Deve ritenersi destinatario della sanzione pecuniaria il solo responsabile dell'abuso e non anche il proprietario che non risulti responsabile dell'abuso, né sia nella disponibilità e nel possesso del bene; e che, quindi, la responsabilità di quest'ultimo può sorgere solo nel caso in cui egli sia responsabile dell'abuso ovvero quando, avendo la disponibilità ed il possesso del bene o avendoli successivamente acquisiti, non abbia provveduto alla demolizione (C.d.S., Sez. VI, n. 3391/2017; T.A.R. Campania, Napoli, Sez. II, n. 5014/2022).
L'estraneità all'illecito edilizio accertato, di per sé sola, non sottrae il proprietario alla misura sanzionatoria pecuniaria susseguente all'inottemperanza a quella ripristinatoria: incombe, infatti, su tale soggetto, siccome interessato ad evitare la perdita del diritto dominicale, anche il dovere di attivarsi tempestivamente al fine di adottare i comportamenti necessari ad assicurare il ripristino dello stato dei luoghi antecedente l'abuso.
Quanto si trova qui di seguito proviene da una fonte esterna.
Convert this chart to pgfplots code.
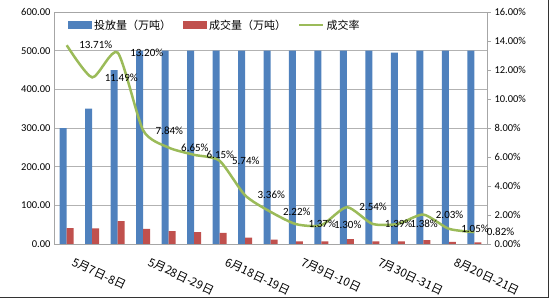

Conseguentemente, al fine di riparare il proprietario incolpevole dall'altrui illecito edilizio da conseguenze eccessivamente penalizzanti, ossia dagli effetti sanzionatori ex art. 31, commi 3, 4 e 4-bis, del d.P.R. n. 380/2001, occorre che egli dimostri, da un lato, la sua estraneità all'abuso e, dall'altro, l'assunzione di iniziative consentite dall'ordinamento, che siano idonee a costringere il responsabile dell'attività illecita a ripristinare lo stato dei luoghi nei sensi e nei modi richiesti dall'autorità amministrativa (C.d.S., Ad. plen., 11 ottobre 2023, n. 16; T.A.R. Sardegna, Cagliari, Sez. II, n. 1835/2009; T.A.R. Lazio, Roma, Sez. I, n. 3103/2012; T.A.R. Campania, Napoli, Sez. VIII, n. 3480/2015).
Da ciò consegue la legittimità dell'ordinanza demolitoria, indirizzata anche al proprietario incolpevole.
Vale, altresì, soggiungere che la sottoposizione di un manufatto abusivo a sequestro penale non costituisce impedimento assoluto a ottemperare a un ordine di demolizione, né integra causa di forza maggiore impeditiva della demolizione, dato che sussiste la possibilità di ottenere il dissequestro dell'immobile al fine di ottemperare all'ingiunzione di demolizione. Il contemperamento con le esigenze della difesa si realizza ritenendo che il termine assegnato dall'ordinanza per la demolizione o la rimessione in pristino non decorre sin quando l'immobile rimane sotto sequestro, restando all'autonoma iniziativa della difesa ovvero della magistratura inquirente attivare gli strumenti che al dissequestro possono condurre (C.d.S., Sez. VII, 19 giugno 2024, n. 5467).
Stanti queste premesse, il gravame è rigettato.
La peculiarità della fattispecie consente di compensare le spese di giudizio tra le parti.
P.Q.M.
Il Tribunale Amministrativo Regionale della Campania, Sezione staccata di Salerno (Sezione Seconda), definitivamente pronunciando sul ricorso, come in epigrafe proposto, lo rigetta.
Spese compensate.
Ordina che la presente sentenza sia eseguita dall'autorità amministrativa.